Kant, Immanuel. Beantwortung der Frage: Was ist Aufklärung? (German Edition) (S.8-9). Kindle-Version.
Aber auch dort lauern an allen Ecken und Enden Tücken, denn Lug und Betrug werden stets eingesetzt, um eigene Positionen zu behaupten und auszubauen. Und auch ohne unlautere Kampfmittel wird es entgegengesetzte Standpunkte geben, die nicht durch das Mehrheitsprinzip - die Mehrheit liegt meistens falsch - entschieden werden können.
Da ist zum Beispiel Dawkins mit seinem “egoistischen Gen”, und dagegen steht Joachim Bauer mit seinem “kooperativen Gen” und dem “Abschied vom Darwinismus”; beides sind wissenschaftlich ausgewiesene Autoren, aber für die allermeisten Menschen ist unentscheidbar, wer da recht haben könnte.
Das Erkenntnisvermögen ist beschränkt, schrankenlos dagegen die Möglichkeit des Irrtums, wo nicht Experimente Klarheit schaffen können.
Wissenschaft ist und bleibt wertvoll, aber die Hälfte ist invalide. Das Beispiel des Großmeisters der Volkswirtschaft im letzten Jahrhundert, Samuelson, der vermehrt mathematische Methoden einführte, glaubte noch 1960 in aller Einfalt, daß die Sowjetunion ökonomisch die USA überholen könne:
„Und ein von Nobelpreisträger Paul Samuelson verfaßtes ökonomisches Lehrbuch, das an den Universitäten mit Eifer gelesen wurde, prognostizierte mehrfach die ökonomische Vormachtstellung der Sowjetunion. In der Ausgabe von 1961 sagte Paul Samuelson voraus, das sowjetische Volkseinkommen werde jenes der Vereinigten Staaten möglicherweise schon vor 1984, mit großer Wahrscheinlichkeit jedoch bis 1997 übertreffen. In der Ausgabe von 1980 blieb die Analyse so gut wie unverändert, doch die beiden Daten waren durch 2002 und 2012 ersetzt worden.“
(Acemoglu/Robinson, Warum Nationen scheitern, 2012, S. 167)
Ja, Herr Pinker, nicht so einfach mit der Wissenschaft und der Aufklärung.

















Gut gerufen



„Enlightenment now“ ruft Steven Pinker in seinem neuen Buch der Welt zu. Bravo. Der Mann ist rührig und hat etwas zu sagen. Aber welche Aufklärung meint er?

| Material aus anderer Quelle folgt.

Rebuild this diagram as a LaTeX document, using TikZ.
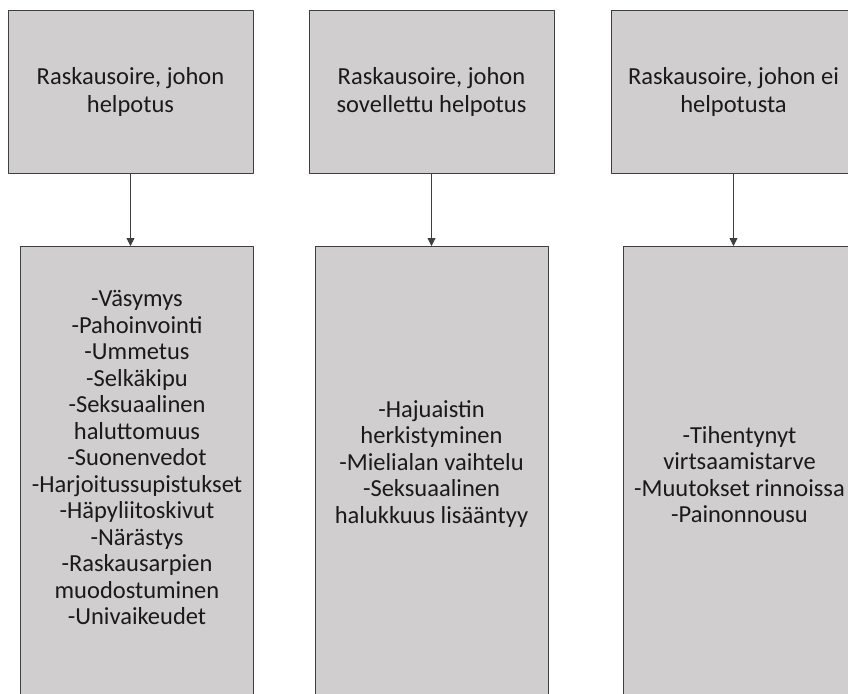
\documentclass[tikz,border=0pt]{standalone}
\usepackage{fontspec}
\usetikzlibrary{arrows.meta}
\setmainfont{Carlito}
\definecolor{boxgray}{HTML}{D0CECE}
\definecolor{edgegray}{HTML}{3F3F3F}
\definecolor{textdark}{HTML}{1A1A1A}
\tikzset{
  topbox/.style={draw=edgegray, fill=boxgray, line width=1pt, minimum width=245pt, minimum height=162pt, align=center, inner sep=0pt, text=textdark, font=\fontsize{24.5}{28}\selectfont},
  listbox/.style={draw=edgegray, fill=boxgray, line width=1pt, minimum width=233pt, minimum height=448pt, inner sep=0pt, anchor=north},
  listtext/.style={align=center, inner sep=0pt, text=textdark, font=\fontsize{24.5}{26.5}\selectfont}
}
\begin{document}
\begin{tikzpicture}[x=1pt, y=-1pt, line join=round, >={Triangle[width=8pt,length=8pt]}]

			\useasboundingbox (0,0) rectangle (848,693);
			\clip (0,0) rectangle (848,693);
			\fill[white] (0,0) rectangle (848,693);

			\node[topbox] (T1) at (130.5,92) {Raskausoire, johon\\helpotus};
			\node[topbox] (T2) at (431.5,92) {Raskausoire, johon\\sovellettu helpotus};
			\node[topbox] (T3) at (733.5,92) {Raskausoire, johon ei\\helpotusta};

			\node[listbox] (B1) at (137,246) {};
			\node[listbox] (B2) at (431.5,246) {};
			\node[listbox] (B3) at (739.5,246) {};

			\node[listtext] (L1) at ([yshift=13pt]B1.center) {-Väsymys\\-Pahoinvointi\\-Ummetus\\-Selkäkipu\\-Seksuaalinen\\haluttomuus\\-Suonenvedot\\-Harjoitussupistukset\\-Häpyliitoskivut\\-Närästys\\-Raskausarpien\\muodostuminen\\-Univaikeudet};
			\node[listtext] (L2) at ([yshift=7pt]B2.center) {-Hajuaistin\\herkistyminen\\-Mielialan vaihtelu\\-Seksuaalinen\\halukkuus lisääntyy};
			\node[listtext] (L3) at ([yshift=-4pt]B3.center) {-Tihentynyt\\virtsaamistarve\\-Muutokset rinnoissa\\-Painonnousu};

			\draw[->, edgegray, line width=0.8pt] (T1.south) -- (T1.south |- B1.north);
			\draw[->, edgegray, line width=0.8pt] (T2.south) -- (T2.south |- B2.north);
			\draw[->, edgegray, line width=0.8pt] (T3.south) -- (T3.south |- B3.north);
		\end{tikzpicture}
\end{document}
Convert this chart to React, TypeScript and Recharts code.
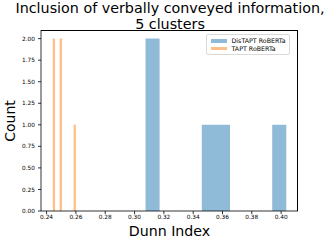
import React from 'react';
import { ComposedChart, Area, XAxis, YAxis } from 'recharts';

// Histogram values (10 bins per series)
const seriesNames = ['DisTAPT RoBERTa', 'TAPT RoBERTa'];
const seriesColors = ['#1f77b4', '#ff7f0e'];

const distaptBinStart = 0.3075;
const distaptBinWidth = 0.0096;
const distaptCounts = [2, 0, 0, 0, 1, 1, 0, 0, 0, 1];

const taptBinStart = 0.2442;
const taptBinWidth = 0.00158;
const taptCounts = [2, 0, 0, 2, 0, 0, 0, 0, 0, 1];

const xTicks = [0.24, 0.26, 0.28, 0.3, 0.32, 0.34, 0.36, 0.38, 0.4];
const yTicks = [0, 0.25, 0.5, 0.75, 1, 1.25, 1.5, 1.75, 2];
const xDomain = [0.2362, 0.4115];
const yDomain = [0, 2.1];

const titleLines = ['Inclusion of verbally conveyed information,', '5 clusters'];
const xLabel = 'Dunn Index';
const yLabel = 'Count';

type Row = { x: number; distapt?: number; tapt?: number };

function binRows(start: number, width: number, counts: number[], key: 'distapt' | 'tapt'): Row[] {
  const rows: Row[] = counts.map((c, i) => ({ x: start + i * width, [key]: c } as Row));
  rows.push({ x: start + counts.length * width, [key]: 0 } as Row);
  return rows;
}

const data: Row[] = [
  ...binRows(taptBinStart, taptBinWidth, taptCounts, 'tapt'),
  ...binRows(distaptBinStart, distaptBinWidth, distaptCounts, 'distapt'),
];

const FONT = '"DejaVu Sans", sans-serif';
const PLOT = { left: 41, top: 30, right: 34, bottom: 38 };

export default function App() {
  return (
    <div style={{ position: 'absolute', left: 0, top: 0, width: 332, height: 249, background: '#fff', fontFamily: FONT }}>
      <ComposedChart width={332} height={249} data={data} margin={{ top: PLOT.top, right: PLOT.right, bottom: 0, left: 0 }}>
        <XAxis
          dataKey="x"
          type="number"
          domain={xDomain}
          ticks={xTicks}
          allowDataOverflow
          tickFormatter={(v: number) => v.toFixed(2)}
          tick={{ fontSize: 5.8, fill: '#000', fontFamily: FONT }}
          tickSize={3}
          tickMargin={1}
          height={PLOT.bottom}
          stroke="#000"
          axisLine={{ stroke: '#000', strokeWidth: 0.8 }}
          tickLine={{ stroke: '#000', strokeWidth: 0.8 }}
        />
        <YAxis
          type="number"
          domain={yDomain}
          ticks={yTicks}
          allowDataOverflow
          tickFormatter={(v: number) => v.toFixed(2)}
          tick={{ fontSize: 5.8, fill: '#000', fontFamily: FONT }}
          tickSize={3}
          tickMargin={3}
          width={PLOT.left}
          axisLine={{ stroke: '#000', strokeWidth: 0.8 }}
          tickLine={{ stroke: '#000', strokeWidth: 0.8 }}
        />
        <Area
          dataKey="distapt"
          name={seriesNames[0]}
          type="stepAfter"
          fill={seriesColors[0]}
          fillOpacity={0.5}
          stroke="none"
          isAnimationActive={false}
          dot={false}
          activeDot={false}
        />
        <Area
          dataKey="tapt"
          name={seriesNames[1]}
          type="stepAfter"
          fill={seriesColors[1]}
          fillOpacity={0.5}
          stroke="none"
          isAnimationActive={false}
          dot={false}
          activeDot={false}
        />
      </ComposedChart>

      {/* Frame (top/right spines) */}
      <div
        style={{
          position: 'absolute',
          left: PLOT.left,
          top: PLOT.top,
          width: 332 - PLOT.left - PLOT.right,
          height: 249 - PLOT.top - PLOT.bottom,
          borderTop: '0.8px solid #000',
          borderRight: '0.8px solid #000',
          boxSizing: 'border-box',
          pointerEvents: 'none',
        }}
      />

      {/* Title */}
      <div style={{ position: 'absolute', left: 0, width: 340, top: 0, textAlign: 'center', fontSize: 14.3, lineHeight: '16px', color: '#000', whiteSpace: 'nowrap' }}>
        {titleLines.map((t) => (
          <div key={t}>{t}</div>
        ))}
      </div>

      {/* Axis labels */}
      <div style={{ position: 'absolute', left: 41, width: 257, top: 223, textAlign: 'center', fontSize: 14.2, color: '#000', lineHeight: '16px' }}>
        {xLabel}
      </div>
      <div style={{ position: 'absolute', left: 10, top: 121, width: 0, height: 0 }}>
        <div style={{ position: 'absolute', transform: 'translate(-50%, -50%) rotate(-90deg)', fontSize: 14, color: '#000', whiteSpace: 'nowrap', lineHeight: '16px' }}>
          {yLabel}
        </div>
      </div>

      {/* Legend */}
      <div style={{ position: 'absolute', left: 206, top: 33.5, width: 84, height: 21, border: '0.8px solid #d9d9d9', borderRadius: 2, background: 'rgba(255,255,255,0.8)', boxSizing: 'border-box' }}>
        {seriesNames.map((n, i) => (
          <div key={n} style={{ position: 'absolute', left: 3.5, top: 3.5 + i * 7.6, height: 6, display: 'flex', alignItems: 'center' }}>
            <div style={{ width: 16, height: 3.4, background: seriesColors[i], opacity: 0.5 }} />
            <div style={{ marginLeft: 5, fontSize: 6.3, lineHeight: '6px', color: '#000', whiteSpace: 'nowrap' }}>{n}</div>
          </div>
        ))}
      </div>
    </div>
  );
}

Die Liste ist ziemlich lang und reicht von dem Theologen Karl Friedrich Bahrdt bis zu Voltaire, von Kant bis Hume, von Adam Smith bis Friedrich II., von Diderot bis Rousseau. Und gerade so eine präfaschistische Type wie Rousseau mit seinem Volonte generale hat leider in einem Punkt recht. An diesem Punkt arbeitet Damasio seit langem, sein neuestes Buch komplettiert seine Untersuchungen: „Am Anfang war das Gefühl“. Eine Distanzierung vom Gefühlsapparat mit seinem stammesgeschichtlichen Erbe ist den wenigsten Menschen auch nur teilweise möglich.